### Requirements
The lines to extract run from the first line of the material below to the line containing "return CX +", both included; leave the pictures behind.

### Data excerpt
• • • •
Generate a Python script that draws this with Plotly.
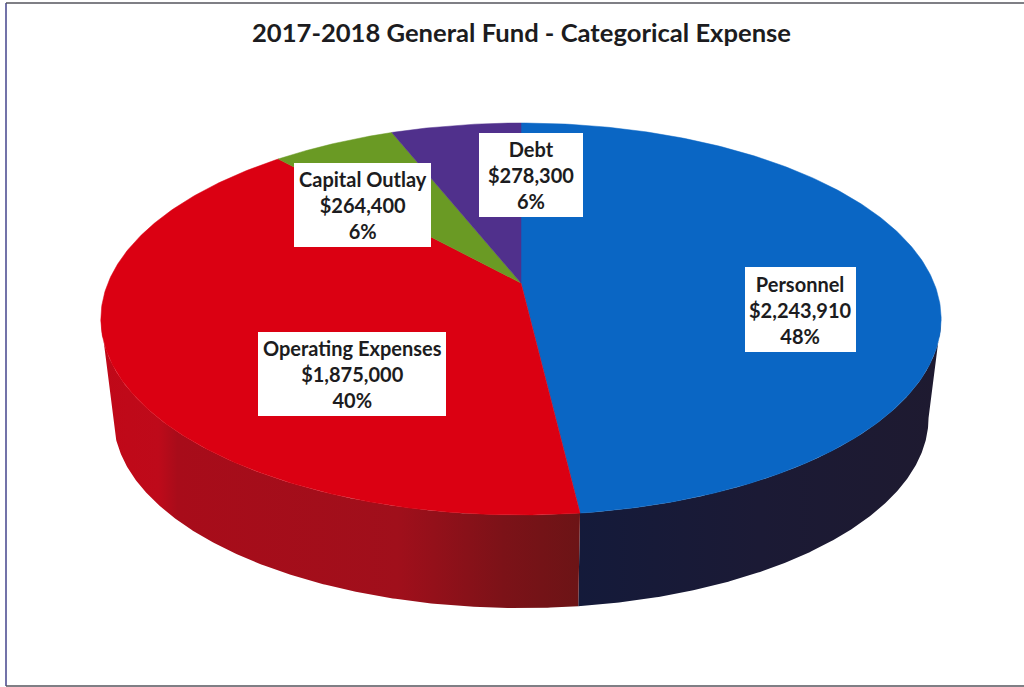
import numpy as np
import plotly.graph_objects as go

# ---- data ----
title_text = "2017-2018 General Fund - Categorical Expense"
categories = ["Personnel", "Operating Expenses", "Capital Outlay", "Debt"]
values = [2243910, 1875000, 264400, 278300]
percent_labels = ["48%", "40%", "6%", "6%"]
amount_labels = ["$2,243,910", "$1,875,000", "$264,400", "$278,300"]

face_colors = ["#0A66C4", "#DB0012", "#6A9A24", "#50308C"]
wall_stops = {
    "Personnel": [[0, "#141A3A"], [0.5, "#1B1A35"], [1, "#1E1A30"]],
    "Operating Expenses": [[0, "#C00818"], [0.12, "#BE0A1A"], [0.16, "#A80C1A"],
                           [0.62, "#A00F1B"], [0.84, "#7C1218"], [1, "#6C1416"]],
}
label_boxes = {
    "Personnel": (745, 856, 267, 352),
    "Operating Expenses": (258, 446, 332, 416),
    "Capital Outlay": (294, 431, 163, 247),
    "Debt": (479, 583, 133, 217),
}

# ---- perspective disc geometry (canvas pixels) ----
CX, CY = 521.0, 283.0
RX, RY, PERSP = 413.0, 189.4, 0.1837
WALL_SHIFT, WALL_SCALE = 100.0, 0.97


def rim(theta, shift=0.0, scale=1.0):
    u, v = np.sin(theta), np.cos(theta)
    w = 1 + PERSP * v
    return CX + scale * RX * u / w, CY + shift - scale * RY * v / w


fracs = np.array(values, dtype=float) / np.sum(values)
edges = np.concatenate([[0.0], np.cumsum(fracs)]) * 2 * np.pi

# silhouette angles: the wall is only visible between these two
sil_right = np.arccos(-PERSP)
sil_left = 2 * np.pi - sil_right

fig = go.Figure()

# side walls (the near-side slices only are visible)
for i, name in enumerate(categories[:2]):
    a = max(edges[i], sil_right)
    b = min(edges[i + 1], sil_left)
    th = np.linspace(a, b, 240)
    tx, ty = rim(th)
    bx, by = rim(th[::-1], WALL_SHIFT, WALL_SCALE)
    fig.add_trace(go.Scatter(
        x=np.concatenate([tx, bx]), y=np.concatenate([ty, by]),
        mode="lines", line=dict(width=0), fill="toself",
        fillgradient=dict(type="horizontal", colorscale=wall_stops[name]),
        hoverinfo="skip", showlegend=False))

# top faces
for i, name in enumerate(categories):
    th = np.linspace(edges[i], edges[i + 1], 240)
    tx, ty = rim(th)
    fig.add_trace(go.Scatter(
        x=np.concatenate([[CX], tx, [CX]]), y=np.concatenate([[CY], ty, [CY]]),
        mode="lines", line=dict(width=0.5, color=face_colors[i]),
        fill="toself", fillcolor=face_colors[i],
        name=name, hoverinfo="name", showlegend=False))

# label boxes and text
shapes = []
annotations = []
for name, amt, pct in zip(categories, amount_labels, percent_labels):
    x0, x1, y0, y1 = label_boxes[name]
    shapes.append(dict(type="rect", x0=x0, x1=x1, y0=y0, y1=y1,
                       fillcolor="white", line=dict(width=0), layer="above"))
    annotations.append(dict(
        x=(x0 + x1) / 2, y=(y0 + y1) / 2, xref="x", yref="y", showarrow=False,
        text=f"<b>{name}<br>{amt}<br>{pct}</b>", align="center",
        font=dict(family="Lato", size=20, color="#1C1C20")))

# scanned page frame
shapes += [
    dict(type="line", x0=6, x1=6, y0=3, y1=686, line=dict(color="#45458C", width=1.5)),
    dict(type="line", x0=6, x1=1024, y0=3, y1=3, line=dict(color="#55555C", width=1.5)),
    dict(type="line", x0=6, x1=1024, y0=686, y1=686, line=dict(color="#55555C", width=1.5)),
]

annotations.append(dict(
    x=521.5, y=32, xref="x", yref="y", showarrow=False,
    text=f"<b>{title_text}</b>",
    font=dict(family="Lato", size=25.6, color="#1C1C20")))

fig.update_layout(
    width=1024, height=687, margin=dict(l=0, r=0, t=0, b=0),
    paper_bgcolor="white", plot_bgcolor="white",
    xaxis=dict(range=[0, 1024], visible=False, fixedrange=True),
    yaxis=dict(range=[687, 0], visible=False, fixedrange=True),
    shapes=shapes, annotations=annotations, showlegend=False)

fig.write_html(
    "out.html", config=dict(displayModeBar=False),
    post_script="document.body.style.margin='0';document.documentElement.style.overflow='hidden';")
• • • •
### Answer below
Generate a Python script that draws this with Plotly.
import numpy as np
import plotly.graph_objects as go

# ---- data ----
title_text = "2017-2018 General Fund - Categorical Expense"
categories = ["Personnel", "Operating Expenses", "Capital Outlay", "Debt"]
values = [2243910, 1875000, 264400, 278300]
percent_labels = ["48%", "40%", "6%", "6%"]
amount_labels = ["$2,243,910", "$1,875,000", "$264,400", "$278,300"]

face_colors = ["#0A66C4", "#DB0012", "#6A9A24", "#50308C"]
wall_stops = {
    "Personnel": [[0, "#141A3A"], [0.5, "#1B1A35"], [1, "#1E1A30"]],
    "Operating Expenses": [[0, "#C00818"], [0.12, "#BE0A1A"], [0.16, "#A80C1A"],
                           [0.62, "#A00F1B"], [0.84, "#7C1218"], [1, "#6C1416"]],
}
label_boxes = {
    "Personnel": (745, 856, 267, 352),
    "Operating Expenses": (258, 446, 332, 416),
    "Capital Outlay": (294, 431, 163, 247),
    "Debt": (479, 583, 133, 217),
}

# ---- perspective disc geometry (canvas pixels) ----
CX, CY = 521.0, 283.0
RX, RY, PERSP = 413.0, 189.4, 0.1837
WALL_SHIFT, WALL_SCALE = 100.0, 0.97


def rim(theta, shift=0.0, scale=1.0):
    u, v = np.sin(theta), np.cos(theta)
    w = 1 + PERSP * v
    return CX + scale * RX * u / w, CY + shift - scale * RY * v / w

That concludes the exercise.